--- Start of COLLECTED MATERIAL ---

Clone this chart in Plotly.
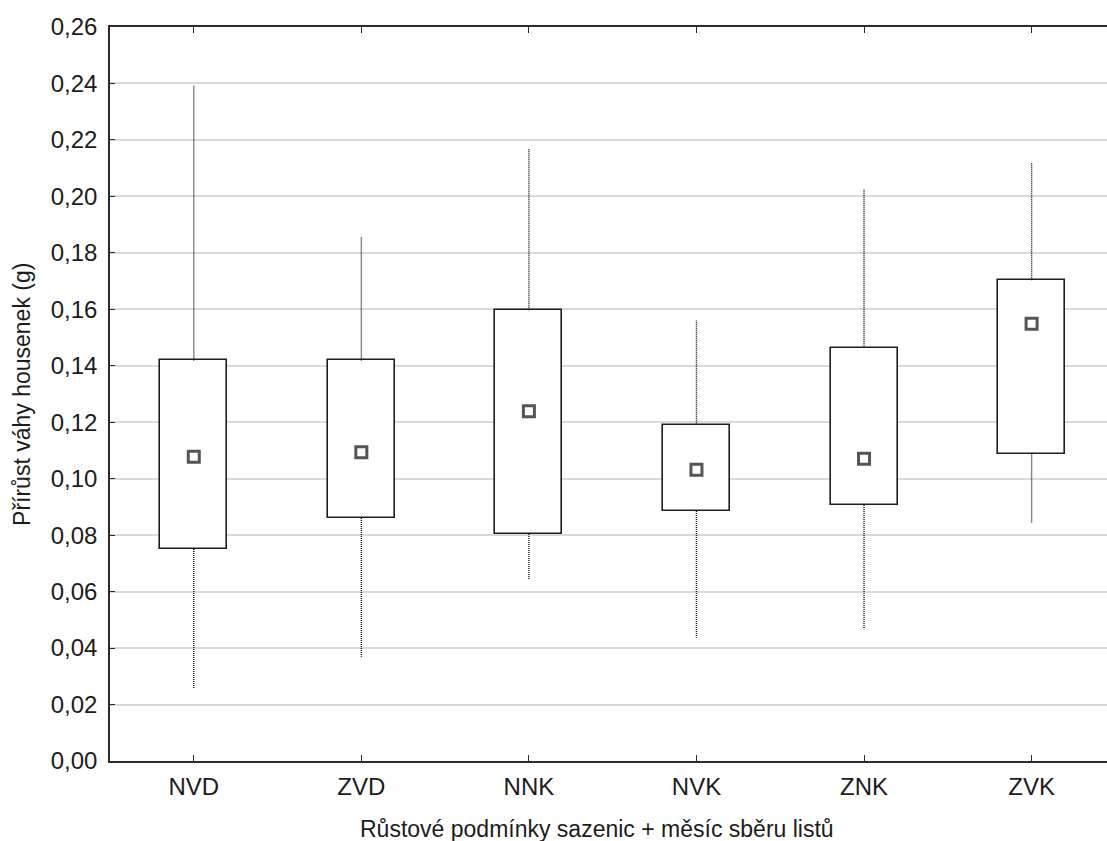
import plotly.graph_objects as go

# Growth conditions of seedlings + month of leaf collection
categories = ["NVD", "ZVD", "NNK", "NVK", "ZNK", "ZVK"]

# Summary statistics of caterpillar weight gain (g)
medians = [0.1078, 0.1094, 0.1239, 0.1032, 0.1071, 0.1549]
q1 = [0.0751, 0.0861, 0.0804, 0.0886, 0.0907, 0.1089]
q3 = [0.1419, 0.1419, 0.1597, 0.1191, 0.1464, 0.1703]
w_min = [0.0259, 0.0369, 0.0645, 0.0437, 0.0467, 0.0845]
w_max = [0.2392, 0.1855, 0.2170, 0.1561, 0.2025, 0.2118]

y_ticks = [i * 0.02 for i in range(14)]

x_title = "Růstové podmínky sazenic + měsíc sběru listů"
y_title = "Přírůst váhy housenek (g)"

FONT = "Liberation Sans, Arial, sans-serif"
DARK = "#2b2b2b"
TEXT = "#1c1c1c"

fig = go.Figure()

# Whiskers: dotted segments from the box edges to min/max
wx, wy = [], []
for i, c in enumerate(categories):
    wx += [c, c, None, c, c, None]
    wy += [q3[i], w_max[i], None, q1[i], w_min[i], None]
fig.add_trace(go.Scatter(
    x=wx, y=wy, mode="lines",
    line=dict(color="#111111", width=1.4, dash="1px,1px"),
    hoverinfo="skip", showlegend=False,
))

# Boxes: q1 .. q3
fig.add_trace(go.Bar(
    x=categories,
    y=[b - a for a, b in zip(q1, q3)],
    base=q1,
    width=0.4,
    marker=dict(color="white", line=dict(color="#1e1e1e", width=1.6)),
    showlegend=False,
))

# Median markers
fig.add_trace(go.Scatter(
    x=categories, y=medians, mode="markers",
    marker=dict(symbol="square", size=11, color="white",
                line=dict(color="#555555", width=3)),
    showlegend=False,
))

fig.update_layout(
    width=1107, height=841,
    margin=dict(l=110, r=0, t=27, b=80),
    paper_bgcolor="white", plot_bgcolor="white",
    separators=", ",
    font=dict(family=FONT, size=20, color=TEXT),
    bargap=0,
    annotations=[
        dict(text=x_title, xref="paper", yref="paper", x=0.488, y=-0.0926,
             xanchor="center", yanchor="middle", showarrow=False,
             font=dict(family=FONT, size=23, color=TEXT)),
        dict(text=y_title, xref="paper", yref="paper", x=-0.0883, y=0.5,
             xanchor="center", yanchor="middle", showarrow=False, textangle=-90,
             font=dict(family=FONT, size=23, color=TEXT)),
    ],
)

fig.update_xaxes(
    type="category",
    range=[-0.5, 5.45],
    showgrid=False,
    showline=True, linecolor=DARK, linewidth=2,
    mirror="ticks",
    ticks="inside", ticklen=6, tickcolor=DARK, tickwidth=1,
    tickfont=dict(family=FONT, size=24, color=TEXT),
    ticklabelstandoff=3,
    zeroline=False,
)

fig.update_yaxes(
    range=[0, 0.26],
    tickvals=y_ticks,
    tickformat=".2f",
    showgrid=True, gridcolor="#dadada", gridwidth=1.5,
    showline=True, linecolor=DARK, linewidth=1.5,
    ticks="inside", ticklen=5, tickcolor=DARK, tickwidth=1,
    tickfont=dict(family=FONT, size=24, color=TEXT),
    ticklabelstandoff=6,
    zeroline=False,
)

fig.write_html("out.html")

--- End of COLLECTED MATERIAL ---

## WRITTEN REQUEST
Pictures are excluded; copy all other data exactly as shown.

## SOLUTION TO THIS TASK
Clone this chart in Plotly.
import plotly.graph_objects as go

# Growth conditions of seedlings + month of leaf collection
categories = ["NVD", "ZVD", "NNK", "NVK", "ZNK", "ZVK"]

# Summary statistics of caterpillar weight gain (g)
medians = [0.1078, 0.1094, 0.1239, 0.1032, 0.1071, 0.1549]
q1 = [0.0751, 0.0861, 0.0804, 0.0886, 0.0907, 0.1089]
q3 = [0.1419, 0.1419, 0.1597, 0.1191, 0.1464, 0.1703]
w_min = [0.0259, 0.0369, 0.0645, 0.0437, 0.0467, 0.0845]
w_max = [0.2392, 0.1855, 0.2170, 0.1561, 0.2025, 0.2118]

y_ticks = [i * 0.02 for i in range(14)]

x_title = "Růstové podmínky sazenic + měsíc sběru listů"
y_title = "Přírůst váhy housenek (g)"

FONT = "Liberation Sans, Arial, sans-serif"
DARK = "#2b2b2b"
TEXT = "#1c1c1c"

fig = go.Figure()

# Whiskers: dotted segments from the box edges to min/max
wx, wy = [], []
for i, c in enumerate(categories):
    wx += [c, c, None, c, c, None]
    wy += [q3[i], w_max[i], None, q1[i], w_min[i], None]
fig.add_trace(go.Scatter(
    x=wx, y=wy, mode="lines",
    line=dict(color="#111111", width=1.4, dash="1px,1px"),
    hoverinfo="skip", showlegend=False,
))

# Boxes: q1 .. q3
fig.add_trace(go.Bar(
    x=categories,
    y=[b - a for a, b in zip(q1, q3)],
    base=q1,
    width=0.4,
    marker=dict(color="white", line=dict(color="#1e1e1e", width=1.6)),
    showlegend=False,
))

# Median markers
fig.add_trace(go.Scatter(
    x=categories, y=medians, mode="markers",
    marker=dict(symbol="square", size=11, color="white",
                line=dict(color="#555555", width=3)),
    showlegend=False,
))

fig.update_layout(
    width=1107, height=841,
    margin=dict(l=110, r=0, t=27, b=80),
    paper_bgcolor="white", plot_bgcolor="white",
    separators=", ",
    font=dict(family=FONT, size=20, color=TEXT),
    bargap=0,
    annotations=[
        dict(text=x_title, xref="paper", yref="paper", x=0.488, y=-0.0926,
             xanchor="center", yanchor="middle", showarrow=False,
             font=dict(family=FONT, size=23, color=TEXT)),
        dict(text=y_title, xref="paper", yref="paper", x=-0.0883, y=0.5,
             xanchor="center", yanchor="middle", showarrow=False, textangle=-90,
             font=dict(family=FONT, size=23, color=TEXT)),
    ],
)

fig.update_xaxes(
    type="category",
    range=[-0.5, 5.45],
    showgrid=False,
    showline=True, linecolor=DARK, linewidth=2,
    mirror="ticks",
    ticks="inside", ticklen=6, tickcolor=DARK, tickwidth=1,
    tickfont=dict(family=FONT, size=24, color=TEXT),
    ticklabelstandoff=3,
    zeroline=False,
)

fig.update_yaxes(
    range=[0, 0.26],
    tickvals=y_ticks,
    tickformat=".2f",
    showgrid=True, gridcolor="#dadada", gridwidth=1.5,
    showline=True, linecolor=DARK, linewidth=1.5,
    ticks="inside", ticklen=5, tickcolor=DARK, tickwidth=1,
    tickfont=dict(family=FONT, size=24, color=TEXT),
    ticklabelstandoff=6,
    zeroline=False,
)

fig.write_html("out.html")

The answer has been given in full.